**Problem details:** Copy out all of the material, matching it word for word.

== Records provided

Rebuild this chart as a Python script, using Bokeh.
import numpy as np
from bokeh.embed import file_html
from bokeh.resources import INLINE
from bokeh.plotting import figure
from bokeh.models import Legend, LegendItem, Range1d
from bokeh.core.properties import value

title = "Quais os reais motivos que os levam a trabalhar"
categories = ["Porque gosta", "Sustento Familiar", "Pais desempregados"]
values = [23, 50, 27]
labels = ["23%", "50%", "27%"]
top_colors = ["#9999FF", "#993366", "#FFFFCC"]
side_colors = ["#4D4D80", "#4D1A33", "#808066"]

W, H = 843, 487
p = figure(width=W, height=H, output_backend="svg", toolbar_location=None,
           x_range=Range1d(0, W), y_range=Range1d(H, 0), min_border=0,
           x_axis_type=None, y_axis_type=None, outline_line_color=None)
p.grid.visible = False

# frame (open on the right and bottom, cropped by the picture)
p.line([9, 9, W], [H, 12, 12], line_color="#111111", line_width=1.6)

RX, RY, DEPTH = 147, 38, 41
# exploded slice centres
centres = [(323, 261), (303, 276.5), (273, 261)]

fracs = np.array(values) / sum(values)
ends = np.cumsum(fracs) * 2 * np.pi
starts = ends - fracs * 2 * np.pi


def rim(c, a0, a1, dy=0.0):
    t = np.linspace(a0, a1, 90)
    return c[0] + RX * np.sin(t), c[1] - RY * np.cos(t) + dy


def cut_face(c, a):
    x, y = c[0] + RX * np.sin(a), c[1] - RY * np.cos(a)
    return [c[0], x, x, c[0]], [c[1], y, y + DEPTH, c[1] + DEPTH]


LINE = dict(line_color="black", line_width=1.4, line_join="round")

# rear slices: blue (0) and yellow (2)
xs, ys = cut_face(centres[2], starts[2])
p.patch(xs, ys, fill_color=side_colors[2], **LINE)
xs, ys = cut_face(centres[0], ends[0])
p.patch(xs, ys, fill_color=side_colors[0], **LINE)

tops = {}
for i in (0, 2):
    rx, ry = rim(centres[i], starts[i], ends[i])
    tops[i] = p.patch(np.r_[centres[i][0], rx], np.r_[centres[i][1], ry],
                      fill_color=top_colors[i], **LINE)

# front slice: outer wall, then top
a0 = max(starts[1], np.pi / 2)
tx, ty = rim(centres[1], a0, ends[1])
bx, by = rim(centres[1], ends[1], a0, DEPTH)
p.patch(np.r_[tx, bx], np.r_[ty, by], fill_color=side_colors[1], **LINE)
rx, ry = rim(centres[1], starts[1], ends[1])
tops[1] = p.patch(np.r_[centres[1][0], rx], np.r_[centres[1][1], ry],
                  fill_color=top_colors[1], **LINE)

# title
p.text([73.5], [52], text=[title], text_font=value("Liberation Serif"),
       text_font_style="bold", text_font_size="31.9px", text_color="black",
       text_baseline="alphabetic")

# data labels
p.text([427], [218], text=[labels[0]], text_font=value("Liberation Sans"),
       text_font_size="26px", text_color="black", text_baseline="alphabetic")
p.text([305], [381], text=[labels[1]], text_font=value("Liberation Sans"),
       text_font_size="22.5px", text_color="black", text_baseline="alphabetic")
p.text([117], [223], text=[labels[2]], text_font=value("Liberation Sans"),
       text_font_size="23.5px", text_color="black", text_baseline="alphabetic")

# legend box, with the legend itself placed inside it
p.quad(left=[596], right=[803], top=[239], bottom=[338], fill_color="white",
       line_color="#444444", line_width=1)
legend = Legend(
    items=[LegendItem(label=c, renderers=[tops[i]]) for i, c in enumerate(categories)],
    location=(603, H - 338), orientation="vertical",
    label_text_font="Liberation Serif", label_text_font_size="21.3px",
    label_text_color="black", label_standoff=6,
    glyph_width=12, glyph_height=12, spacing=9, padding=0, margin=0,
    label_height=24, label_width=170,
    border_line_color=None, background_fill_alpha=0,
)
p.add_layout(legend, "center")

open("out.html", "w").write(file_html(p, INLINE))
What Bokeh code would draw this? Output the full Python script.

====

**Written response:**
Rebuild this chart as a Python script, using Bokeh.
import numpy as np
from bokeh.embed import file_html
from bokeh.resources import INLINE
from bokeh.plotting import figure
from bokeh.models import Legend, LegendItem, Range1d
from bokeh.core.properties import value

title = "Quais os reais motivos que os levam a trabalhar"
categories = ["Porque gosta", "Sustento Familiar", "Pais desempregados"]
values = [23, 50, 27]
labels = ["23%", "50%", "27%"]
top_colors = ["#9999FF", "#993366", "#FFFFCC"]
side_colors = ["#4D4D80", "#4D1A33", "#808066"]

W, H = 843, 487
p = figure(width=W, height=H, output_backend="svg", toolbar_location=None,
           x_range=Range1d(0, W), y_range=Range1d(H, 0), min_border=0,
           x_axis_type=None, y_axis_type=None, outline_line_color=None)
p.grid.visible = False

# frame (open on the right and bottom, cropped by the picture)
p.line([9, 9, W], [H, 12, 12], line_color="#111111", line_width=1.6)

RX, RY, DEPTH = 147, 38, 41
# exploded slice centres
centres = [(323, 261), (303, 276.5), (273, 261)]

fracs = np.array(values) / sum(values)
ends = np.cumsum(fracs) * 2 * np.pi
starts = ends - fracs * 2 * np.pi


def rim(c, a0, a1, dy=0.0):
    t = np.linspace(a0, a1, 90)
    return c[0] + RX * np.sin(t), c[1] - RY * np.cos(t) + dy


def cut_face(c, a):
    x, y = c[0] + RX * np.sin(a), c[1] - RY * np.cos(a)
    return [c[0], x, x, c[0]], [c[1], y, y + DEPTH, c[1] + DEPTH]


LINE = dict(line_color="black", line_width=1.4, line_join="round")

# rear slices: blue (0) and yellow (2)
xs, ys = cut_face(centres[2], starts[2])
p.patch(xs, ys, fill_color=side_colors[2], **LINE)
xs, ys = cut_face(centres[0], ends[0])
p.patch(xs, ys, fill_color=side_colors[0], **LINE)

tops = {}
for i in (0, 2):
    rx, ry = rim(centres[i], starts[i], ends[i])
    tops[i] = p.patch(np.r_[centres[i][0], rx], np.r_[centres[i][1], ry],
                      fill_color=top_colors[i], **LINE)

# front slice: outer wall, then top
a0 = max(starts[1], np.pi / 2)
tx, ty = rim(centres[1], a0, ends[1])
bx, by = rim(centres[1], ends[1], a0, DEPTH)
p.patch(np.r_[tx, bx], np.r_[ty, by], fill_color=side_colors[1], **LINE)
rx, ry = rim(centres[1], starts[1], ends[1])
tops[1] = p.patch(np.r_[centres[1][0], rx], np.r_[centres[1][1], ry],
                  fill_color=top_colors[1], **LINE)

# title
p.text([73.5], [52], text=[title], text_font=value("Liberation Serif"),
       text_font_style="bold", text_font_size="31.9px", text_color="black",
       text_baseline="alphabetic")

# data labels
p.text([427], [218], text=[labels[0]], text_font=value("Liberation Sans"),
       text_font_size="26px", text_color="black", text_baseline="alphabetic")
p.text([305], [381], text=[labels[1]], text_font=value("Liberation Sans"),
       text_font_size="22.5px", text_color="black", text_baseline="alphabetic")
p.text([117], [223], text=[labels[2]], text_font=value("Liberation Sans"),
       text_font_size="23.5px", text_color="black", text_baseline="alphabetic")

# legend box, with the legend itself placed inside it
p.quad(left=[596], right=[803], top=[239], bottom=[338], fill_color="white",
       line_color="#444444", line_width=1)
legend = Legend(
    items=[LegendItem(label=c, renderers=[tops[i]]) for i, c in enumerate(categories)],
    location=(603, H - 338), orientation="vertical",
    label_text_font="Liberation Serif", label_text_font_size="21.3px",
    label_text_color="black", label_standoff=6,
    glyph_width=12, glyph_height=12, spacing=9, padding=0, margin=0,
    label_height=24, label_width=170,
    border_line_color=None, background_fill_alpha=0,
)
p.add_layout(legend, "center")

open("out.html", "w").write(file_html(p, INLINE))
What Bokeh code would draw this? Output the full Python script.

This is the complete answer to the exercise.